> [YOUR GOAL] Reproduce exactly, and only, the lines of the material below running from the line bearing "Convert this chart to Plotly code." through the line bearing "fig = go.Figure()". Leave any pictures out.

> [EXERCISE INPUT]
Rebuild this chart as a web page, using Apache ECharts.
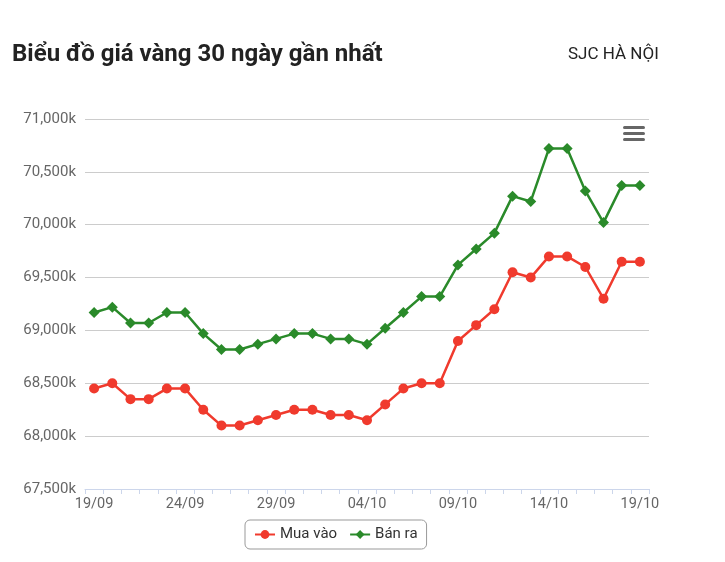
<!DOCTYPE html>
<html>
<head>
<meta charset="utf-8">
<script src="https://cdn.jsdelivr.net/npm/echarts@6/dist/echarts.min.js"></script>
<style>
html,body{margin:0;padding:0;background:#fff;}
#c{width:725px;height:562px;}
</style>
</head>
<body>
<div id="c"></div>
<script>
var categories = ['19/09','20/09','21/09','22/09','23/09','24/09','25/09','26/09','27/09','28/09','29/09','30/09',
  '01/10','02/10','03/10','04/10','05/10','06/10','07/10','08/10','09/10','10/10','11/10','12/10','13/10','14/10',
  '15/10','16/10','17/10','18/10','19/10'];
var muaVao = [68450,68500,68350,68350,68450,68450,68250,68100,68100,68150,68200,68250,68250,68200,68200,68150,
  68300,68450,68500,68500,68900,69050,69200,69550,69500,69700,69700,69600,69300,69650,69650];
var banRa = [69170,69220,69070,69070,69170,69170,68970,68820,68820,68870,68920,68970,68970,68920,68920,68870,
  69020,69170,69320,69320,69620,69770,69920,70270,70220,70720,70720,70320,70020,70370,70370];
var seriesNames = ['Mua vào','Bán ra'];
var titleText = 'Biểu đồ giá vàng 30 ngày gần nhất';
var subText = 'SJC HÀ NỘI';

var chart = echarts.init(document.getElementById('c'), null, {renderer:'canvas'});
var font = 'Roboto, "Noto Sans", sans-serif';
chart.setOption({
  animation:false,
  textStyle:{fontFamily:font},
  title:[
    {text:titleText,left:7,top:38,textStyle:{fontSize:24,fontWeight:'bold',color:'#222',fontFamily:font}},
    {text:subText,left:563,top:41,textStyle:{fontSize:17,fontWeight:'normal',color:'#222',fontFamily:font}}
  ],
  grid:{left:85,right:76,top:119,bottom:73,containLabel:false},
  legend:{
    data:seriesNames,left:245,top:520,
    borderColor:'#999',borderWidth:1,borderRadius:5,padding:[7,9,7,9],
    itemWidth:20,itemHeight:11,itemGap:12,
    textStyle:{fontSize:15,color:'#333',fontFamily:font}
  },
  xAxis:{
    type:'category',data:categories,boundaryGap:true,
    axisLine:{lineStyle:{color:'#ccd6eb',width:1}},
    axisTick:{show:true,interval:0,length:5,lineStyle:{color:'#ccd6eb'}},
    axisLabel:{interval:4,color:'#666',fontSize:14.5,margin:8,fontFamily:font},
    splitLine:{show:false}
  },
  yAxis:{
    type:'value',min:67500,max:71000,interval:500,
    axisLine:{show:false},axisTick:{show:false},
    splitLine:{lineStyle:{color:'#cccccc',width:1}},
    axisLabel:{color:'#666',fontSize:15,margin:9,fontFamily:font,
      formatter:function(v){return v.toString().replace(/\B(?=(\d{3})+(?!\d))/g,',')+'k';}}
  },
  graphic:[
    {type:'rect',shape:{x:623,y:126,width:22,height:3,r:1.5},style:{fill:'#666'}},
    {type:'rect',shape:{x:623,y:132,width:22,height:3,r:1.5},style:{fill:'#666'}},
    {type:'rect',shape:{x:623,y:138,width:22,height:3,r:1.5},style:{fill:'#666'}}
  ],
  series:[
    {name:seriesNames[0],type:'line',data:muaVao,symbol:'circle',symbolSize:10,
      itemStyle:{color:'#f03a2d'},lineStyle:{color:'#f03a2d',width:2.5}},
    {name:seriesNames[1],type:'line',data:banRa,symbol:'diamond',symbolSize:11,
      itemStyle:{color:'#2a8a2a'},lineStyle:{color:'#2a8a2a',width:2.5}}
  ]
});
</script>
</body>
</html>
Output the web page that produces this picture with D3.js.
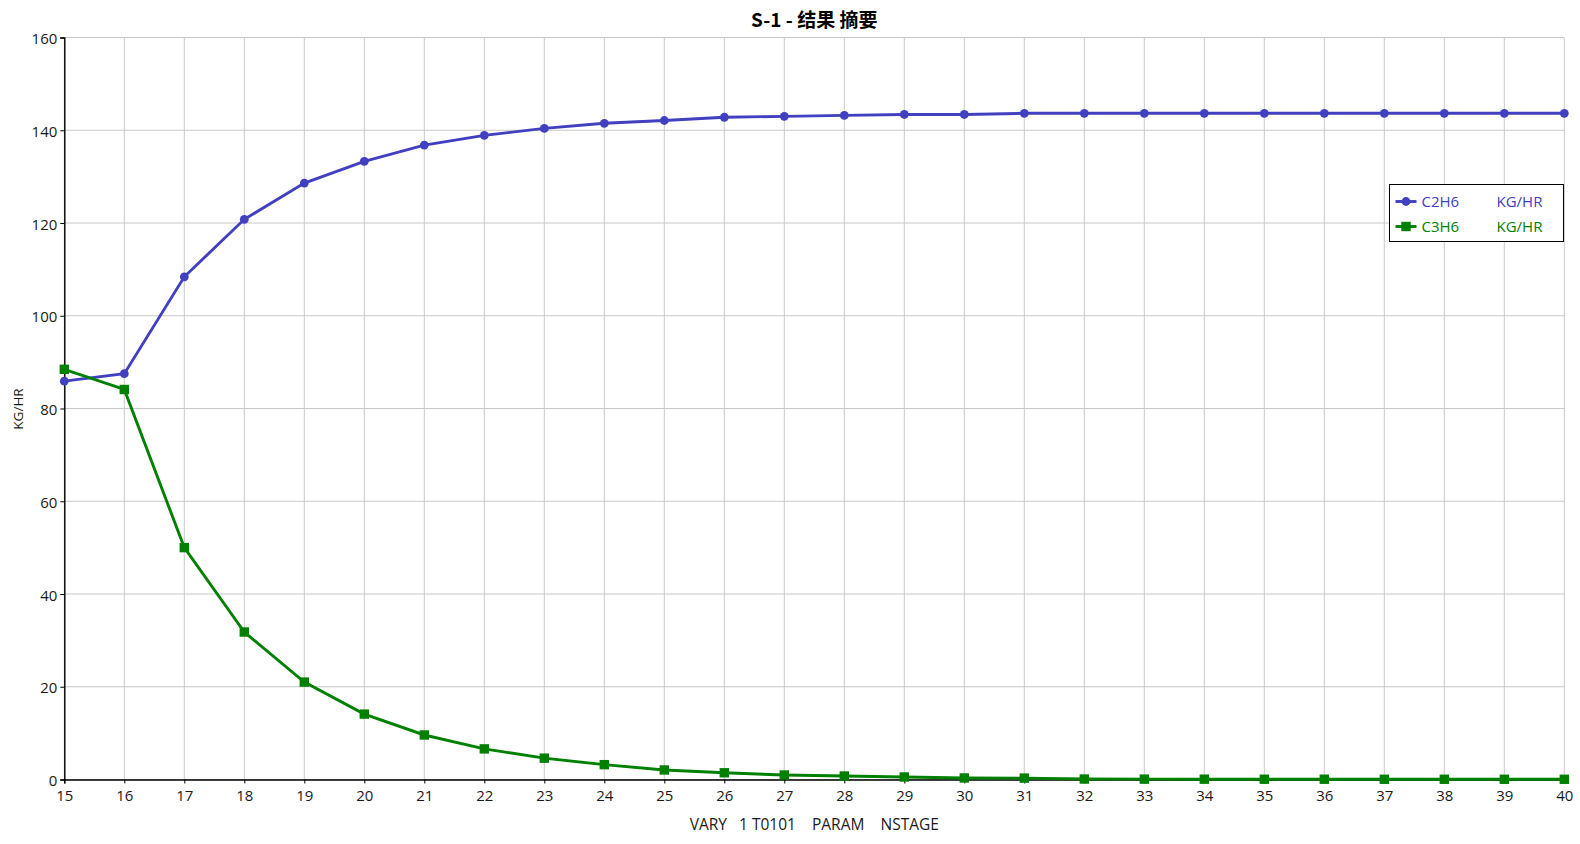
<!DOCTYPE html>
<html>
<head>
<meta charset="utf-8">
<script src="https://cdn.jsdelivr.net/npm/d3@7"></script>
<style>
  body { margin: 0; background: #fff; }
  text { font-family: "Open Sans", "Noto Sans", sans-serif; }
</style>
</head>
<body>
<script>
// data
var stages = [15, 16, 17, 18, 19, 20, 21, 22, 23, 24, 25, 26, 27, 28, 29, 30, 31, 32, 33, 34, 35, 36, 37, 38, 39, 40];
var c2h6 = [85.9, 87.5, 108.4, 120.8, 128.6, 133.3, 136.8, 138.9, 140.4, 141.5, 142.1, 142.8, 143.0, 143.2, 143.4, 143.4, 143.65, 143.65, 143.65, 143.65, 143.65, 143.65, 143.65, 143.65, 143.65, 143.65];
var c3h6 = [88.45, 84.1, 50.0, 31.8, 21.0, 14.1, 9.6, 6.6, 4.6, 3.2, 2.05, 1.45, 0.97, 0.75, 0.54, 0.33, 0.3, 0.1, 0.08, 0.07, 0.06, 0.06, 0.05, 0.05, 0.05, 0.05];
var yTicks = [0, 20, 40, 60, 80, 100, 120, 140, 160];
var seriesNames = ["C2H6", "C3H6"];
var seriesUnits = ["KG/HR", "KG/HR"];

var width = 1580, height = 844;
var margin = { left: 64.3, right: 1580 - 1564.3, top: 37.5, bottom: 844 - 779.5 };

var svg = d3.select("body").append("svg")
  .attr("width", width)
  .attr("height", height);

var x = d3.scaleLinear().domain([15, 40]).range([margin.left, width - margin.right]);
var y = d3.scaleLinear().domain([0, 160]).range([height - margin.bottom, margin.top]);

// grid
svg.append("g")
  .selectAll("line.vg")
  .data(stages)
  .enter().append("line")
  .attr("x1", function (d) { return x(d); })
  .attr("x2", function (d) { return x(d); })
  .attr("y1", y(0)).attr("y2", y(160))
  .attr("stroke", "#c8c8c8").attr("stroke-width", 1);

svg.append("g")
  .selectAll("line.hg")
  .data(yTicks)
  .enter().append("line")
  .attr("x1", x(15)).attr("x2", x(40))
  .attr("y1", function (d) { return y(d); })
  .attr("y2", function (d) { return y(d); })
  .attr("stroke", "#c8c8c8").attr("stroke-width", 1);

// axes
var xAxis = svg.append("g")
  .attr("transform", "translate(0," + y(0) + ")")
  .call(d3.axisBottom(x).tickValues(stages).tickFormat(d3.format("d")).tickSize(4).tickPadding(7));
var yAxis = svg.append("g")
  .attr("transform", "translate(" + x(15) + ",0)")
  .call(d3.axisLeft(y).tickValues(yTicks).tickSize(4).tickPadding(3));

[xAxis, yAxis].forEach(function (a) {
  a.select(".domain").attr("stroke", "#000").attr("stroke-width", 1.4);
  a.selectAll(".tick line").attr("stroke", "#000");
  a.selectAll(".tick text")
    .attr("fill", "#1a1a1a")
    .style("font-size", "15px")
    .style("font-family", "'Open Sans', 'Noto Sans', sans-serif");
});
yAxis.selectAll(".tick text").attr("dy", "0.4em");

// lines
var colors = ["#4040c0", "#008000"];
var allSeries = [c2h6, c3h6];

var line = d3.line()
  .x(function (d, i) { return x(stages[i]); })
  .y(function (d) { return y(d); });

allSeries.forEach(function (s, k) {
  svg.append("path")
    .datum(s)
    .attr("fill", "none")
    .attr("stroke", colors[k])
    .attr("stroke-width", 2.9)
    .attr("d", line);
});

// markers
svg.append("g").selectAll("circle")
  .data(c2h6)
  .enter().append("circle")
  .attr("cx", function (d, i) { return x(stages[i]); })
  .attr("cy", function (d) { return y(d); })
  .attr("r", 4.4)
  .attr("fill", colors[0]);

svg.append("g").selectAll("rect")
  .data(c3h6)
  .enter().append("rect")
  .attr("x", function (d, i) { return x(stages[i]) - 4.7; })
  .attr("y", function (d) { return y(d) - 4.7; })
  .attr("width", 9.4).attr("height", 9.4)
  .attr("fill", colors[1]);

// title
svg.append("text")
  .attr("x", (x(15) + x(40)) / 2)
  .attr("y", 27)
  .attr("text-anchor", "middle")
  .style("font-family", "'Noto Sans CJK SC', 'Open Sans', sans-serif")
  .style("font-size", "19px")
  .style("font-weight", "bold")
  .attr("fill", "#000")
  .text("S-1 - 结果 摘要");

// axis titles
svg.append("text")
  .attr("x", (x(15) + x(40)) / 2)
  .attr("y", 830)
  .attr("text-anchor", "middle")
  .attr("xml:space", "preserve")
  .style("white-space", "pre")
  .style("font-size", "15.5px")
  .attr("fill", "#1a1a1a")
  .text("VARY   1 T0101    PARAM    NSTAGE");

svg.append("text")
  .attr("transform", "translate(23,409) rotate(-90)")
  .attr("text-anchor", "middle")
  .style("font-size", "13.5px")
  .attr("fill", "#1a1a1a")
  .text("KG/HR");

// legend
var legend = svg.append("g").attr("transform", "translate(1389.5,184.5)");
legend.append("rect")
  .attr("width", 174).attr("height", 57)
  .attr("fill", "#fff")
  .attr("stroke", "#000").attr("stroke-width", 1);

seriesNames.forEach(function (name, k) {
  var g = legend.append("g").attr("transform", "translate(0," + (17 + k * 25) + ")");
  g.append("line")
    .attr("x1", 6).attr("x2", 27).attr("y1", 0).attr("y2", 0)
    .attr("stroke", colors[k]).attr("stroke-width", 2.9);
  if (k === 0) {
    g.append("circle").attr("cx", 16.5).attr("cy", 0).attr("r", 4.4).attr("fill", colors[k]);
  } else {
    g.append("rect").attr("x", 11.8).attr("y", -4.7).attr("width", 9.4).attr("height", 9.4).attr("fill", colors[k]);
  }
  g.append("text")
    .attr("x", 32).attr("y", 5.5)
    .style("font-size", "15px")
    .attr("fill", colors[k])
    .text(name);
  g.append("text")
    .attr("x", 107).attr("y", 5.5)
    .style("font-size", "15px")
    .attr("fill", colors[k])
    .text(seriesUnits[k]);
});
</script>
</body>
</html>
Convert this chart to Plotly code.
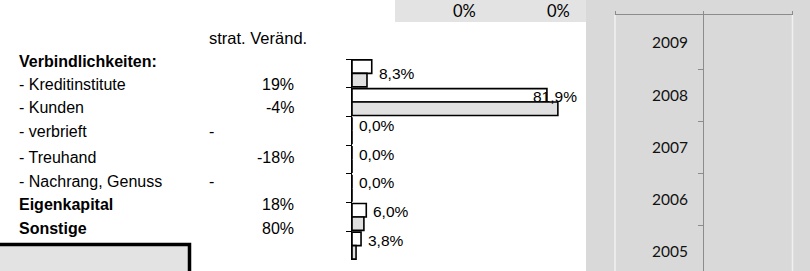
import plotly.graph_objects as go

# ---- data ----
categories = ["Kreditinstitute", "Kunden", "verbrieft", "Treuhand",
              "Nachrang, Genuss", "Eigenkapital", "Sonstige"]
share_current = [8.3, 81.9, 0.0, 0.0, 0.0, 6.0, 3.8]
share_prior = [6.3, 86.5, 0.0, 0.0, 0.0, 5.0, 1.7]
share_labels = ["8,3%", "81,9%", "0,0%", "0,0%", "0,0%", "6,0%", "3,8%"]

row_labels = ["Verbindlichkeiten:", "- Kreditinstitute", "- Kunden", "- verbrieft",
              "- Treuhand", "- Nachrang, Genuss", "Eigenkapital", "Sonstige"]
row_bold = [True, False, False, False, False, False, True, True]
strat_change = ["", "19%", "-4%", "-", "-18%", "-", "18%", "80%"]
strat_header = "strat. Veränd."
top_values = ["0%", "0%"]
years = [2005, 2006, 2007, 2008, 2009]

W, H = 810, 271
def px(x):
    return x / W
def py(y):
    return 1 - y / H

ARIAL = "Liberation Sans, Arial, sans-serif"
CAL = "Lato, Carlito, Calibri, sans-serif"

fig = go.Figure()

fig.add_trace(go.Bar(y=categories, x=share_current, orientation="h",
                     marker=dict(color="#ffffff", line=dict(color="#000000", width=1.6)),
                     xaxis="x", yaxis="y", showlegend=False, hoverinfo="skip"))
fig.add_trace(go.Bar(y=categories, x=share_prior, orientation="h",
                     marker=dict(color="#e0e0e0", line=dict(color="#000000", width=1.6)),
                     xaxis="x", yaxis="y", showlegend=False, hoverinfo="skip"))

# dummy trace to activate right-hand axes
fig.add_trace(go.Scatter(x=[0], y=[years[0]], mode="markers", marker=dict(opacity=0),
                         xaxis="x2", yaxis="y2", showlegend=False, hoverinfo="skip"))

annotations = []
xshifts = [5, -16, 5, 5, 5, 5, 5]
yshifts = [0, 6, 5, 5, 6, 5, 5]
for c, v, t, xs, ys in zip(categories, share_current, share_labels, xshifts, yshifts):
    annotations.append(dict(x=v, y=c, xref="x", yref="y", text=t, showarrow=False,
                            xanchor="left", yanchor="middle", xshift=xs, yshift=ys,
                            font=dict(family=ARIAL, size=15.5, color="#000000")))

# table text
TS = 16
row_y = [61, 84.3, 107.7, 131, 157, 181.3, 204.7, 228.7]
annotations.append(dict(x=px(207), y=py(38), xref="paper", yref="paper", text=strat_header,
                        showarrow=False, xanchor="left", yanchor="middle",
                        font=dict(family=ARIAL, size=TS + 0.5, color="#000000")))
for lab, b, val, yy in zip(row_labels, row_bold, strat_change, row_y):
    annotations.append(dict(x=px(17), y=py(yy), xref="paper", yref="paper",
                            text=f"<b>{lab}</b>" if b else lab, showarrow=False,
                            xanchor="left", yanchor="middle",
                            font=dict(family=ARIAL, size=TS, color="#000000")))
    if val:
        if val == "-":
            annotations.append(dict(x=px(207), y=py(yy), xref="paper", yref="paper", text=val,
                                    showarrow=False, xanchor="left", yanchor="middle",
                                    font=dict(family=ARIAL, size=TS, color="#000000")))
        else:
            annotations.append(dict(x=px(296), y=py(yy), xref="paper", yref="paper", text=val,
                                    showarrow=False, xanchor="right", yanchor="middle",
                                    font=dict(family=ARIAL, size=TS, color="#000000")))

for xc, t in zip([464.5, 558.5], top_values):
    annotations.append(dict(x=px(xc), y=py(11.5), xref="paper", yref="paper", text=t,
                            showarrow=False, xanchor="center", yanchor="middle",
                            font=dict(family=CAL, size=16.5, color="#000000")))

shapes = [
    dict(type="rect", xref="paper", yref="paper", x0=px(395), x1=px(586), y0=py(22), y1=py(0),
         fillcolor="#e3e3e3", line=dict(width=0), layer="below"),
    dict(type="rect", xref="paper", yref="paper", x0=px(586), x1=px(810), y0=py(271), y1=py(0),
         fillcolor="#d9d9d9", line=dict(width=0), layer="below"),
    dict(type="line", xref="paper", yref="paper", x0=px(615), x1=px(615), y0=py(271), y1=py(15),
         line=dict(color="#f0f0f0", width=1.5), layer="below"),
    dict(type="line", xref="paper", yref="paper", x0=px(792.5), x1=px(792.5), y0=py(271), y1=py(15),
         line=dict(color="#f0f0f0", width=1.5), layer="below"),
    dict(type="rect", xref="paper", yref="paper", x0=px(-5), x1=px(189.5), y0=py(280), y1=py(244.5),
         fillcolor="#e3e3e3", line=dict(color="#000000", width=3.5)),
]

fig.update_layout(
    width=W, height=H, margin=dict(l=0, r=0, t=0, b=0),
    paper_bgcolor="#ffffff", plot_bgcolor="rgba(0,0,0,0)",
    barmode="group", bargap=0.06, bargroupgap=0,
    xaxis=dict(domain=[px(352), px(590)], range=[0, 100], anchor="y",
               showline=False, showgrid=False, zeroline=False, showticklabels=False, ticks=""),
    yaxis=dict(domain=[py(260), py(59)], type="category", categoryarray=categories,
               categoryorder="array", range=[6.5, -0.5], anchor="x",
               showline=True, linecolor="#000000", linewidth=1,
               ticks="outside", tickson="boundaries", ticklen=5, tickcolor="#000000",
               showticklabels=False, showgrid=False, zeroline=False),
    xaxis2=dict(domain=[px(615), px(792.5)], range=[-1, 1], anchor="y2", side="top",
                showline=True, linecolor="#8c8c8c", linewidth=1,
                ticks="outside", tickvals=[-1, 0, 1], ticklen=3, tickcolor="#8c8c8c",
                showticklabels=False, showgrid=False, zeroline=False),
    yaxis2=dict(domain=[0, py(15)], range=[2004.636, 2009.536], anchor="free",
                position=px(703), showline=True, linecolor="#8c8c8c", linewidth=1,
                tickvals=years, ticktext=[str(y) for y in years], ticks="",
                ticklabelstandoff=12,
                tickfont=dict(family=CAL, size=15.5, color="#111111"),
                minor=dict(tickvals=[y + 0.5 for y in years[:-1]], ticks="outside",
                           ticklen=5, tickcolor="#8c8c8c", showgrid=False),
                showgrid=False, zeroline=False),
    annotations=annotations, shapes=shapes,
)

fig.write_html("out.html", config={"displayModeBar": False},
               post_script="document.body.style.margin='0';document.body.style.overflow='hidden';")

> [RESULT OF THIS EXERCISE]
Convert this chart to Plotly code.
import plotly.graph_objects as go

# ---- data ----
categories = ["Kreditinstitute", "Kunden", "verbrieft", "Treuhand",
              "Nachrang, Genuss", "Eigenkapital", "Sonstige"]
share_current = [8.3, 81.9, 0.0, 0.0, 0.0, 6.0, 3.8]
share_prior = [6.3, 86.5, 0.0, 0.0, 0.0, 5.0, 1.7]
share_labels = ["8,3%", "81,9%", "0,0%", "0,0%", "0,0%", "6,0%", "3,8%"]

row_labels = ["Verbindlichkeiten:", "- Kreditinstitute", "- Kunden", "- verbrieft",
              "- Treuhand", "- Nachrang, Genuss", "Eigenkapital", "Sonstige"]
row_bold = [True, False, False, False, False, False, True, True]
strat_change = ["", "19%", "-4%", "-", "-18%", "-", "18%", "80%"]
strat_header = "strat. Veränd."
top_values = ["0%", "0%"]
years = [2005, 2006, 2007, 2008, 2009]

W, H = 810, 271
def px(x):
    return x / W
def py(y):
    return 1 - y / H

ARIAL = "Liberation Sans, Arial, sans-serif"
CAL = "Lato, Carlito, Calibri, sans-serif"

fig = go.Figure()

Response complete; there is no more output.